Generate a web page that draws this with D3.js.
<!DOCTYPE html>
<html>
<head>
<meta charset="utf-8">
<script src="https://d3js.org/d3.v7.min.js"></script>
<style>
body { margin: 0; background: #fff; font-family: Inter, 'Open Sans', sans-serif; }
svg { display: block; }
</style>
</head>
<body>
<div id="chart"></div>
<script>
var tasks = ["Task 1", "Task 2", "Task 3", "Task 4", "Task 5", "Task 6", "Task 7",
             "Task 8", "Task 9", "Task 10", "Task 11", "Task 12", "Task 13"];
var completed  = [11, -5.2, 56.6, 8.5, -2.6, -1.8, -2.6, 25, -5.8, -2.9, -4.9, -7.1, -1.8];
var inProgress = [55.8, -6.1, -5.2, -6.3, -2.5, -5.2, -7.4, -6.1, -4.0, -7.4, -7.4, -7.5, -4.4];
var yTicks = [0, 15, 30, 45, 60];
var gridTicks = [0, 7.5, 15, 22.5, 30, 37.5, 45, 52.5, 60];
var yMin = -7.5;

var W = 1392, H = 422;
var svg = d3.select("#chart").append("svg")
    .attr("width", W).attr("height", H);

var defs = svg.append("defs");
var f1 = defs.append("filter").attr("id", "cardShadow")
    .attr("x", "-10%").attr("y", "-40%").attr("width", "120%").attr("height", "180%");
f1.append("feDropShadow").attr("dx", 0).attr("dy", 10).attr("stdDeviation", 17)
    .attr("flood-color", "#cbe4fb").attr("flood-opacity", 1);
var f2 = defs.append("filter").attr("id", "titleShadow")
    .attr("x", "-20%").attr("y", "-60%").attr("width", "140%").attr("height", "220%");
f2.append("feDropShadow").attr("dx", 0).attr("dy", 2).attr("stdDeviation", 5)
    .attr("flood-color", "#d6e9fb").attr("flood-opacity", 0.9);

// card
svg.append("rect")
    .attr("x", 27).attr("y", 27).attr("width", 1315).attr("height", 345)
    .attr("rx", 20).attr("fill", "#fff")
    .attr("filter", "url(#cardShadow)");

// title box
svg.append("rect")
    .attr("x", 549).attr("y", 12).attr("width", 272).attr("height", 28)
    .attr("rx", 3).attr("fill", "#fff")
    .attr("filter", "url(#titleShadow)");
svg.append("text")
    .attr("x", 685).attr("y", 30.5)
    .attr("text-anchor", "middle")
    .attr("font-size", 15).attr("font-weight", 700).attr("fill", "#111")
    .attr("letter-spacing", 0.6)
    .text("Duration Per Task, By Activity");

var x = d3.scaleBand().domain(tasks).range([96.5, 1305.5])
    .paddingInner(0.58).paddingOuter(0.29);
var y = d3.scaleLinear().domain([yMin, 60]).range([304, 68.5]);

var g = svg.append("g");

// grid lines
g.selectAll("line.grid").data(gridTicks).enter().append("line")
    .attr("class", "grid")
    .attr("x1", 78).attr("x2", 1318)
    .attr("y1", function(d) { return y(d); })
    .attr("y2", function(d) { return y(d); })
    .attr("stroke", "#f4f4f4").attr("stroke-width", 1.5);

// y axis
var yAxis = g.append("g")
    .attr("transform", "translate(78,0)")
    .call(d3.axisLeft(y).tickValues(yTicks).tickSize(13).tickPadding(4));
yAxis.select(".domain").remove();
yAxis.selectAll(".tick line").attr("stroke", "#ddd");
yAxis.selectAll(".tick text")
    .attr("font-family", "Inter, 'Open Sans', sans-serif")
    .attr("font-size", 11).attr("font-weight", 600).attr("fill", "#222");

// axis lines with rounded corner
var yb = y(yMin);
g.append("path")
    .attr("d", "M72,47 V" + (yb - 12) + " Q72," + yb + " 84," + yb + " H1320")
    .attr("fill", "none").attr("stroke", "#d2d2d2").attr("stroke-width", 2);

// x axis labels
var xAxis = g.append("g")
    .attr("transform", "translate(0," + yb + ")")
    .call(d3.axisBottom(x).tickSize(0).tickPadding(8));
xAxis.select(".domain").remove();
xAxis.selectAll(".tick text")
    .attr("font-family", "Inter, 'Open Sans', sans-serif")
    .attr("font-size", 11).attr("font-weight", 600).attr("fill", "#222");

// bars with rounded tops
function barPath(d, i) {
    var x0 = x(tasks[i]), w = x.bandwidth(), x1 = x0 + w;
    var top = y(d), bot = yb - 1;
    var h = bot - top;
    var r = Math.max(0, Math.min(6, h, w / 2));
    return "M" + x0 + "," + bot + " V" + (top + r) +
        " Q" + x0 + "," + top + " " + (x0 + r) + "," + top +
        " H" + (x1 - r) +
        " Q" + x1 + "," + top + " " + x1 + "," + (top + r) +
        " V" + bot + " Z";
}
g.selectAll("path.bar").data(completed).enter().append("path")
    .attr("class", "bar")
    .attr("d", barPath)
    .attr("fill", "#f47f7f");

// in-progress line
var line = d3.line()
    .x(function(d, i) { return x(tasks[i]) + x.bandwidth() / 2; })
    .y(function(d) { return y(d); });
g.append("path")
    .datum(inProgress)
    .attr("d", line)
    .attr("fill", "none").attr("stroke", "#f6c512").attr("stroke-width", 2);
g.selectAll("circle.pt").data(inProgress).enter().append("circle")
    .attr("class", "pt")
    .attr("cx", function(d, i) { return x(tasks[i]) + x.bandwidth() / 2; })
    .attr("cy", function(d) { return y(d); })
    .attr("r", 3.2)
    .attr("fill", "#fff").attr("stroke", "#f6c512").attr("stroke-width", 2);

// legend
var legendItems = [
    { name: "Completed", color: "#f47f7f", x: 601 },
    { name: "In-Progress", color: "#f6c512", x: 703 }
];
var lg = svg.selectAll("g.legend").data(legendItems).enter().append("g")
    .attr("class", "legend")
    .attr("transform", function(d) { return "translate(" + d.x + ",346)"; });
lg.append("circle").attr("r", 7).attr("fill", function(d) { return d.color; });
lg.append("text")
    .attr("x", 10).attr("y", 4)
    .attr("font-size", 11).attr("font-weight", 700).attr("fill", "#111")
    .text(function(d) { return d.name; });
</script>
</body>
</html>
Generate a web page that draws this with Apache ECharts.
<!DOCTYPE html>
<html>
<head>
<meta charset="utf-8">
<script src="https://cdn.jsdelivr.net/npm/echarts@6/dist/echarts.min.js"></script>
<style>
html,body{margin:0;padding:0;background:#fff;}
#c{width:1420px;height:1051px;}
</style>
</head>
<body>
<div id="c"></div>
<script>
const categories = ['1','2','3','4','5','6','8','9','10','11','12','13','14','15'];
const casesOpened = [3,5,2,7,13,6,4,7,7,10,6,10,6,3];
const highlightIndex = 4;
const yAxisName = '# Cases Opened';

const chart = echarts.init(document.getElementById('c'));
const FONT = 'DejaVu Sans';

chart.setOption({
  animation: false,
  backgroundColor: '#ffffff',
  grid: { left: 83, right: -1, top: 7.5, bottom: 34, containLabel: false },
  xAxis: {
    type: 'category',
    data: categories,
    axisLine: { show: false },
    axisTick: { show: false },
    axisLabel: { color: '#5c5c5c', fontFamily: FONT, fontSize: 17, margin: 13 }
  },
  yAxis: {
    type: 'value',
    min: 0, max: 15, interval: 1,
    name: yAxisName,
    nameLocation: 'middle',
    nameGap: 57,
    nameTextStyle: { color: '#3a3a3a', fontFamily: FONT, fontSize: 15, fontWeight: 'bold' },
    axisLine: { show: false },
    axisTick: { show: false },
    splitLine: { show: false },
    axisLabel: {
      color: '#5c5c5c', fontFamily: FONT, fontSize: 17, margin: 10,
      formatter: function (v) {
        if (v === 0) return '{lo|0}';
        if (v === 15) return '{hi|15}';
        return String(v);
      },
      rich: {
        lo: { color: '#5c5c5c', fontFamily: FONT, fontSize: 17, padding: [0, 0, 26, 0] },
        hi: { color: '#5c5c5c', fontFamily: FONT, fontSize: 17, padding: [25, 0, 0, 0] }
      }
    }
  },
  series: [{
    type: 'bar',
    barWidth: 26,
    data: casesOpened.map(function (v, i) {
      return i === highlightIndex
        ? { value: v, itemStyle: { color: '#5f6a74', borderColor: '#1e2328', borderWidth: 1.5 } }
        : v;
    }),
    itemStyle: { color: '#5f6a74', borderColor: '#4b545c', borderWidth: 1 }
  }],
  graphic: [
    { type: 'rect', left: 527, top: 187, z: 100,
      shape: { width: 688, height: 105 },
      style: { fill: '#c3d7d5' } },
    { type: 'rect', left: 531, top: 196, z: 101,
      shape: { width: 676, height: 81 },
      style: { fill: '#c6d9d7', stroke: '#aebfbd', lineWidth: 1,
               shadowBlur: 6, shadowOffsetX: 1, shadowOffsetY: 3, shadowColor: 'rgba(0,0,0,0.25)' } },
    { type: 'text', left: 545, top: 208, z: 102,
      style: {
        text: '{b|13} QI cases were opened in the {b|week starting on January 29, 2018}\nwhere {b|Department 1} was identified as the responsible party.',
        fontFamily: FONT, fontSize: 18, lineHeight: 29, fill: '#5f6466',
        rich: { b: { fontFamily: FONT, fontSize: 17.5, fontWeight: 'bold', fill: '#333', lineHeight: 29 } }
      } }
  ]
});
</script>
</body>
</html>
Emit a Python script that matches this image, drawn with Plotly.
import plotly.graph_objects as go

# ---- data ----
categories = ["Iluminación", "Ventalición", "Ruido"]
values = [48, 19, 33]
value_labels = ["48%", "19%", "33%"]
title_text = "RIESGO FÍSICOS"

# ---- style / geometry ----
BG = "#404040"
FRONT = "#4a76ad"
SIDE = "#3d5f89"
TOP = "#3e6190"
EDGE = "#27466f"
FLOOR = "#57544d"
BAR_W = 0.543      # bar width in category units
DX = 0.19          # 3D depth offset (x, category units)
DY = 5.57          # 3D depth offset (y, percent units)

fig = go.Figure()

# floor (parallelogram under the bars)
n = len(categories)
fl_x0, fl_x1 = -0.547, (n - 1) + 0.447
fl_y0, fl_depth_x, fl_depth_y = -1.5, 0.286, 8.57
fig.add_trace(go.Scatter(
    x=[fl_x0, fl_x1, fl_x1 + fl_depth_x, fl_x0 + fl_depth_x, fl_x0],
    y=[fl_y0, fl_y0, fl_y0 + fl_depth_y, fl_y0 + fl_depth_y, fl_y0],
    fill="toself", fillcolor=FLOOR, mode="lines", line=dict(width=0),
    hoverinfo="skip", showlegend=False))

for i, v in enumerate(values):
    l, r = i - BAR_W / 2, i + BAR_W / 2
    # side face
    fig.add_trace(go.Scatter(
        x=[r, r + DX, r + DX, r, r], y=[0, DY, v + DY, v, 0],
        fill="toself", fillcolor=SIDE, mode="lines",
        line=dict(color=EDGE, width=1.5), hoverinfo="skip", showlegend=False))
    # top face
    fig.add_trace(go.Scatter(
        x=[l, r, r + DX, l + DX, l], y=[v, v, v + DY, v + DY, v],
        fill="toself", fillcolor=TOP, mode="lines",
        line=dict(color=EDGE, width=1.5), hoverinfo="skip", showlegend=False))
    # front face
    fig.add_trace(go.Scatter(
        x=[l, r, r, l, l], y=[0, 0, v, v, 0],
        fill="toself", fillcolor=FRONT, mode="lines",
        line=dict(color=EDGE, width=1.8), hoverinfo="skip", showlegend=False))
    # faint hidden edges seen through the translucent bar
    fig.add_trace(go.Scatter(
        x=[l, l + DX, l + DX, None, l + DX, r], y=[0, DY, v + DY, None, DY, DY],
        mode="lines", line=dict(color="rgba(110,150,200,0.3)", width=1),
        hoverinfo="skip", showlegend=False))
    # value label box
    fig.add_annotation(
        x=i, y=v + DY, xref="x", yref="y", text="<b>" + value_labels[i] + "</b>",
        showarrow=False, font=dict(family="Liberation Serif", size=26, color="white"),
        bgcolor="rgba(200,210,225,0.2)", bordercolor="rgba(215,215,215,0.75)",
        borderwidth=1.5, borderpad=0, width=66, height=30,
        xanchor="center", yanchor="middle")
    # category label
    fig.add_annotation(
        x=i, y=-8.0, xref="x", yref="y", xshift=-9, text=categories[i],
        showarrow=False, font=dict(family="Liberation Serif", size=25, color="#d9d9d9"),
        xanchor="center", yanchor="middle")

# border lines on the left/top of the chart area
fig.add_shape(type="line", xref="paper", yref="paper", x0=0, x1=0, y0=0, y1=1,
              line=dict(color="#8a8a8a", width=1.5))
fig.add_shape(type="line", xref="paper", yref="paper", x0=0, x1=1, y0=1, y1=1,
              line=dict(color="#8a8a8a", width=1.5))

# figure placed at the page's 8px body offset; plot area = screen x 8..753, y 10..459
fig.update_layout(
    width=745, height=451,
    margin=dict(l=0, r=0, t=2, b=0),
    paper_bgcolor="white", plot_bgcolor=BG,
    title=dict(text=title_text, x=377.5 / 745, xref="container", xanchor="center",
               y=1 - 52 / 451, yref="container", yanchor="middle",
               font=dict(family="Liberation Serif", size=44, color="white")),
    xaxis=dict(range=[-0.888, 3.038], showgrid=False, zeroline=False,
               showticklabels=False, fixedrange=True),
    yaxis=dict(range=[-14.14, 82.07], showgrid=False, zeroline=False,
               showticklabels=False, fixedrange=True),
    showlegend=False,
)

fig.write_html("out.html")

________________________________________

— THE EXERCISE —
Extract exactly and only these lines: the line containing "Emit a Python", the line containing "fig = go.Figure()", and every line between them.

— RESPONSE —
Emit a Python script that matches this image, drawn with Plotly.
import plotly.graph_objects as go

# ---- data ----
categories = ["Iluminación", "Ventalición", "Ruido"]
values = [48, 19, 33]
value_labels = ["48%", "19%", "33%"]
title_text = "RIESGO FÍSICOS"

# ---- style / geometry ----
BG = "#404040"
FRONT = "#4a76ad"
SIDE = "#3d5f89"
TOP = "#3e6190"
EDGE = "#27466f"
FLOOR = "#57544d"
BAR_W = 0.543      # bar width in category units
DX = 0.19          # 3D depth offset (x, category units)
DY = 5.57          # 3D depth offset (y, percent units)

fig = go.Figure()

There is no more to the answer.